Monday, March 24, 2008

Local Medicine



Local medicine happens here, sometimes called witch doctors. Often you can diagnose a sickle cell patient, by merely noting the small cuts on his body from the local treatment. There's a struggle between patients choosing local treatment vs traditional medicine. One barrier to traditional medicine is the cost, our facility tries to contain cost, but at other facilities you must pay before treatment. Then families can put pressure on loved ones to seek local treatment first, even the educated. The full time doctors told a story of a medical assistant choosing local treatment for his daughter's femur fracture over traditional medicine. It's something very different than America.
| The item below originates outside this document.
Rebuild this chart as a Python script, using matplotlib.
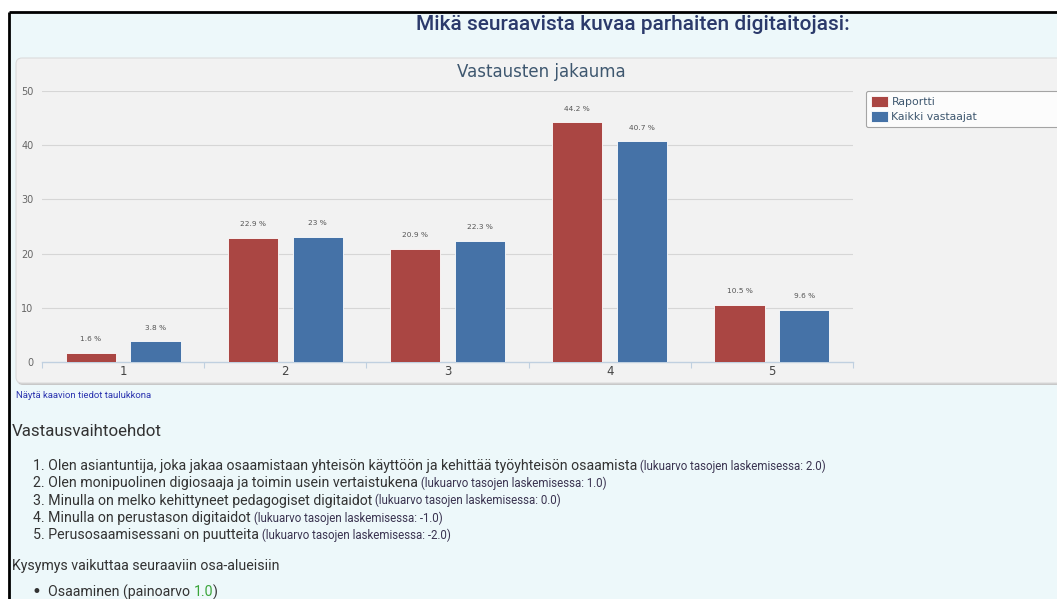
import numpy as np
import matplotlib.pyplot as plt
from matplotlib.patches import Rectangle, FancyBboxPatch

# ── data ──────────────────────────────────────────────────────────────────────
CATEGORIES = ["1", "2", "3", "4", "5"]
RAPORTTI = [1.6, 22.9, 20.9, 44.2, 10.5]
KAIKKI = [3.8, 23.0, 22.3, 40.7, 9.6]
SERIES_NAMES = ["Raportti", "Kaikki vastaajat"]
Y_TICKS = [0, 10, 20, 30, 40, 50]

OPTIONS = [
    "Olen asiantuntija, joka jakaa osaamistaan yhteisön käyttöön ja kehittää työyhteisön osaamista",
    "Olen monipuolinen digiosaaja ja toimin usein vertaistukena",
    "Minulla on melko kehittyneet pedagogiset digitaidot",
    "Minulla on perustason digitaidot",
    "Perusosaamisessani on puutteita",
]
OPTION_VALUES = ["2.0", "1.0", "0.0", "-1.0", "-2.0"]

RED = "#aa4643"
BLUE = "#4572a7"
W, H = 1057, 599

fig = plt.figure(figsize=(W / 100, H / 100), dpi=100)
fig.patch.set_facecolor("white")

# page layer in pixel coordinates
page = fig.add_axes([0, 0, 1, 1], zorder=0)
page.set_xlim(0, W)
page.set_ylim(H, 0)
page.axis("off")

page.add_patch(Rectangle((9, 12), W, H, facecolor="#edf8fa", edgecolor="none"))
page.plot([9, W], [12, 12], color="black", lw=2.0, solid_capstyle="butt")
page.plot([9, 9], [12, H], color="black", lw=2.0, solid_capstyle="butt")

# chart container
page.add_patch(FancyBboxPatch((17, 60), W + 20, 325, boxstyle="round,pad=0,rounding_size=6",
                              facecolor="#c8c8c8", edgecolor="none"))
page.add_patch(FancyBboxPatch((16, 58), W + 20, 325, boxstyle="round,pad=0,rounding_size=6",
                              facecolor="#f2f2f2", edgecolor="#dcdcdc", lw=0.8))

page.text(633, 25, "Mikä seuraavista kuvaa parhaiten digitaitojasi:", ha="center", va="center",
          fontsize=15, family="Roboto", fontweight="medium", color="#2b3a6b")
page.text(541, 72, "Vastausten jakauma", ha="center", va="center",
          fontsize=12, family="DejaVu Sans", color="#3e576f")
page.text(16, 396, "Näytä kaavion tiedot taulukkona", ha="left", va="center",
          fontsize=6.8, family="Roboto", color="#2c35b0")
page.text(12, 431, "Vastausvaihtoehdot", ha="left", va="center",
          fontsize=12.2, family="Roboto", color="#333333")

for i, (opt, val) in enumerate(zip(OPTIONS, OPTION_VALUES)):
    y = 466 + i * 17.3
    t = page.text(33, y, f"{i + 1}. {opt}", ha="left", va="center",
                  fontsize=10.2, family="Roboto", color="#333333")
    page.annotate(f" (lukuarvo tasojen laskemisessa: {val})", xy=(1, 0.5), xycoords=t,
                  ha="left", va="center", fontsize=8.3, family="Roboto", color="#3a3350")

page.text(12, 566, "Kysymys vaikuttaa seuraaviin osa-alueisiin", ha="left", va="center",
          fontsize=10.2, family="Roboto", color="#333333")
page.text(32, 592, "•", ha="left", va="center", fontsize=12, family="DejaVu Sans", color="#333333")
t = page.text(48, 592, "Osaaminen (painoarvo ", ha="left", va="center",
              fontsize=10.2, family="Roboto", color="#333333")
t2 = page.annotate("1.0", xy=(1, 0.5), xycoords=t, ha="left", va="center",
                   fontsize=10.2, family="Roboto", color="#3aa53a")
page.annotate(")", xy=(1, 0.5), xycoords=t2, ha="left", va="center",
              fontsize=10.2, family="Roboto", color="#333333")

# ── chart ─────────────────────────────────────────────────────────────────────
x0, x1, y0, y1 = 42, 853, 362, 91
ax = fig.add_axes([x0 / W, 1 - y0 / H, (x1 - x0) / W, (y0 - y1) / H], zorder=1)
ax.patch.set_alpha(0)

x = np.arange(1, len(CATEGORIES) + 1)
bw = 0.31
b1 = ax.bar(x - 0.2, RAPORTTI, bw, color=RED, edgecolor="white", lw=0.6, label=SERIES_NAMES[0], zorder=3)
b2 = ax.bar(x + 0.2, KAIKKI, bw, color=BLUE, edgecolor="white", lw=0.6, label=SERIES_NAMES[1], zorder=3)

for bars, vals in ((b1, RAPORTTI), (b2, KAIKKI)):
    for rect, v in zip(bars, vals):
        ax.annotate(f"{v:g} %", (rect.get_x() + rect.get_width() / 2, v), xytext=(0, 10),
                    textcoords="offset points", ha="center", va="center",
                    fontsize=5.3, color="#555555")

ax.set_xlim(0.5, len(CATEGORIES) + 0.5)
ax.set_ylim(0, 50)
ax.set_yticks(Y_TICKS)
ax.set_yticklabels([str(v) for v in Y_TICKS], fontsize=7, color="#666666")
ax.tick_params(axis="y", length=0, pad=6)
ax.set_xticks(x)
ax.set_xticklabels(CATEGORIES, fontsize=8.5, color="#444444")
ax.tick_params(axis="x", length=0, pad=2)
ax.set_xticks(np.arange(0.5, len(CATEGORIES) + 1, 1), minor=True)
ax.tick_params(axis="x", which="minor", length=4, color="#c0d0e0", width=0.8)
for s in ("top", "right", "left"):
    ax.spines[s].set_visible(False)
ax.spines["bottom"].set_color("#c0d0e0")
ax.spines["bottom"].set_linewidth(1.0)
for v in Y_TICKS[1:]:
    ax.axhline(v, color="#d6d6d6", lw=0.8, zorder=1)

leg = fig.legend(handles=[b1, b2], loc="upper left",
                 bbox_to_anchor=(866 / W, 1 - 133 / H, 0.3, 42 / H), mode="expand",
                 fontsize=7.8, frameon=True, fancybox=True, handlelength=1.55, handleheight=1.2,
                 handletextpad=0.35, labelspacing=0.35, borderpad=0.45, borderaxespad=0)
leg.get_frame().set_edgecolor("#909090")
leg.get_frame().set_linewidth(0.8)
for txt in leg.get_texts():
    txt.set_color("#3e576f")

fig.savefig("out.png", dpi=100)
Tommy had brought us to a compound, where a man was receiving local medicine for his knee on our Sunday trips to the bush. How it worked out, we went to the compound two Sundays in a row, so we saw two different types of "healing." I'll try to post both pictures of the same guy above. In one picture, multiple small cuts have been made all over the knee. In the second, he has cow dung spread over the knee. In fairness to the man, he had been at our facility at some point, but the doctors were not sure if he had tumor or what, he was referred to go to an orthopedist, but then opted for local treatment.

People believe in witches here, in fact you can be accused of being a witch, and exiled to a witch village. I was privileged yesterday to get a motobike tour around one witch village just 10 km from Nalerigu, in a town called Gambaga. (That does mean I finally got on a moto outside of the BMC compound) We would have had to gotten permission from the chief to do anymore than circle the place on moto, so it wasn't much of a tour. I tried to find out how one gets accused of being a witch, but there is no set way. Often the accusation is made after someone gets sick or dies, the matter is taken before the chief, and sometimes the accused just admits to being a witch or is judged to be a witch. It reminds me very much of the Salem witch trials from our own US history.

There are many little signs of superstitions at homes, from crosses on houses to keep ghosts away or sacrifices put outside the home. They will mark trees they think are bewitched, tying cloth around to hold the evil spirits in.

2 comments:

Anonymous said...

is that a septic joint on that kid with the "witch doctor" marks? that's crazy!!

ESK123 said...

No apparently it's not septic. It has previously been aspirated, and yielded very little fluid. I think there is talk of a tumor.